Hewitt was executive producer of CBS News, the title he took when he stepped down from 60 Minutes in 2004. For the past several years, he had been involved in a variety of broadcast projects, mostly outside of CBS, including producing a primetime documentary about the Radio City Music Hall’s annual Christmas show.

Hewitt’s remarkable career in journalism spanned over 60 years, virtually all of it at CBS. As a young producer/director assisting at the birth of television news, it was usually Hewitt behind the scenes directing legendary CBS News reporters like Edward R. Murrow and Walter Cronkite, using a playbook he had to write himself. He played an integral role in all of CBS News’ coverage of major news events from the late 1940s through the 1960s, putting him in the middle of some of history’s biggest events, including one of politics’ seminal moments: the first televised presidential debate in 1960.

Hewitt produced and directed coverage for the three networks of the debate between Richard Nixon and John Kennedy, an event that instantly transferred the political king-making powers print news once held to a new and more powerful medium where appearances mattered. Critics have long maintained that Kennedy won the debate because he looked better.

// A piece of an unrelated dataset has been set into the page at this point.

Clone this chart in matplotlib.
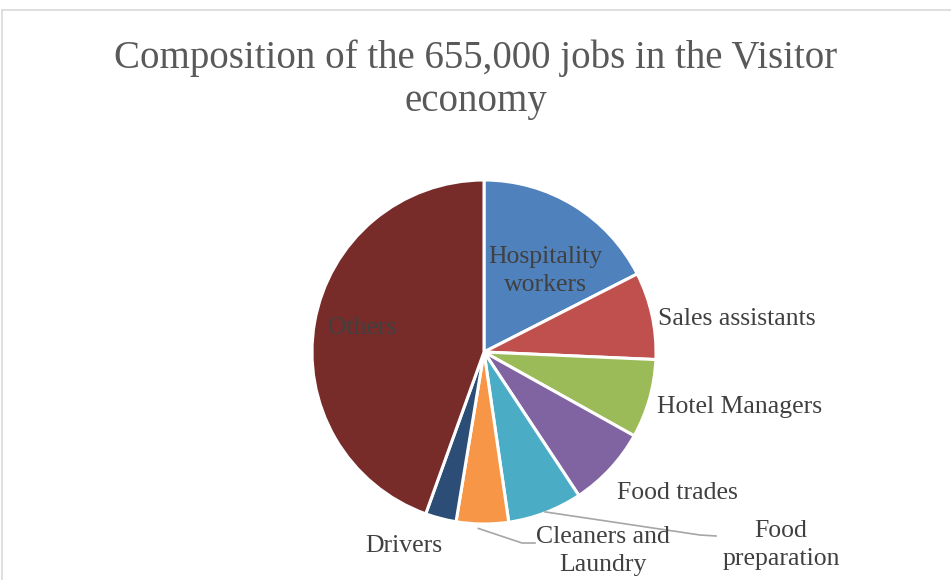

As Hewitt recalled in many interviews, he offered makeup to Kennedy first, who refused. Nixon, following Kennedy’s cue, also refused. But the suntanned Kennedy was a vigorous contrast to Nixon, whose pasty complexion put his five o’clock shadow in high relief. Hewitt later rued the day as the first step in the dangerous dance between politicians and the special interests that provide the big money to buy the now crucial television advertising.